If you have to work to be properly offended, you really aren’t.
My local favorite was always Dick Cable, news guy.
The part that bugs me the most is that they’re going to EDIT THE CARTOON so that this “mistake” isn’t made again. You’ve got the script, you can talk to the voice actors/puppeteers, and you know that the gentleman in question made a mistake. Don’t edit it to soothe his fragile sensibilities, just sent a politely worded “you’re an idiot” letter to him instead.
Dick Trickle
wipedwept.Rename the show: Fragile Rank.
EDIT it? They might as well just toss it into a black hole.
There are some occasions when it’s okay for a company to show a little spine and push back against stupid accusations. This is one of those times.
“We’re not going to change our show because a deranged viewer is so intent on hearing insults and abuse that they imagine hearing things that aren’t there. We recommend Mr. White get psychiatric help, or just change the channel.”

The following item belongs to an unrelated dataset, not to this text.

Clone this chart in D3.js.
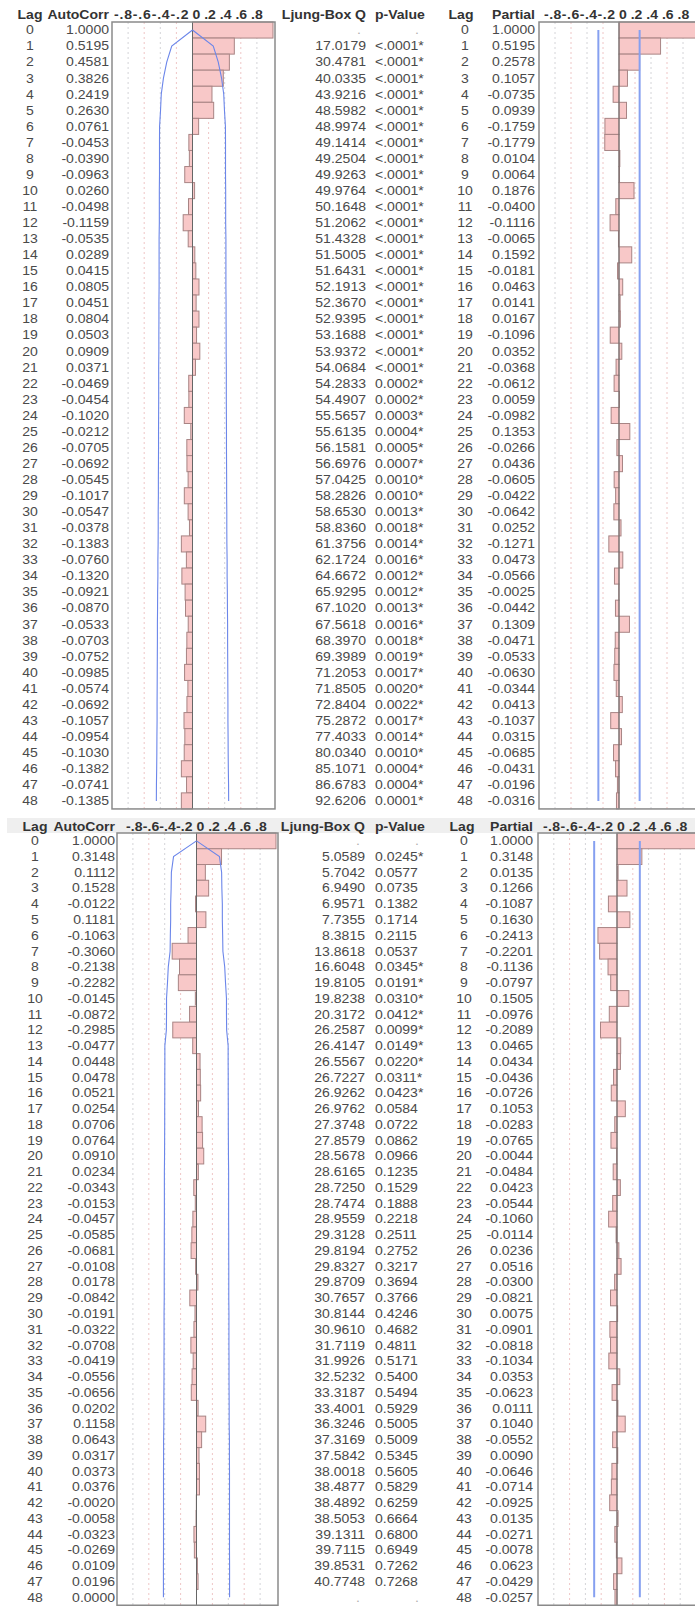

I’ve heard Mike Hunt is big and hairy.
So, “Gee [The main character in the frickin’ show]” was somehow being used to slip a racial slur into the show?
Is this guy on fucking drugs? Has he not been paying attention to this show that he says his daughter loves?
This just rubs me the wrong way.
Hah!
Some people are too stupid to be entrusted with raising kids.
You guys don’t have to be so niggardly in your word choices.
Jimi Hendrix is gay!
What did you just call me?
Umm…Keith WHITE? Obviously, he’s a racist. Or his parents were. Or something.
He doesn’t look the least bit angry. He looks more like hey, let’s see if I can pull a fast one, here. RACISTS!
Dick Payne at USBank does not find this post amusing at all.
I’ve got my sprite I’ve got my orange crush
This happened on a show called Faggle Cock?
*clap clap*
go down on Faggle Cock!
Sounds like when Scooby Doo would have guest-stars and Velma yelled, “Magic Johnson!!” from the Mystery Machine.
You know, as a basically non-violent person — with an unhealthy tendency to actively avoid confrontation, to boot — I find it vaguely disturbing how many people I can clearly identify as needing a good punch in the throat.
The “vaguely” qualifier, of course, is because these people really, really NEED a good punch in the throat. For their own good, and the good of society.
I recommend they hire one of the fine North Texas attorneys I know – Heywood Jblowmi or Pat McGroin. Perhaps Juana Ley?
And the award for the most work for one good line goes to ..jack hoff.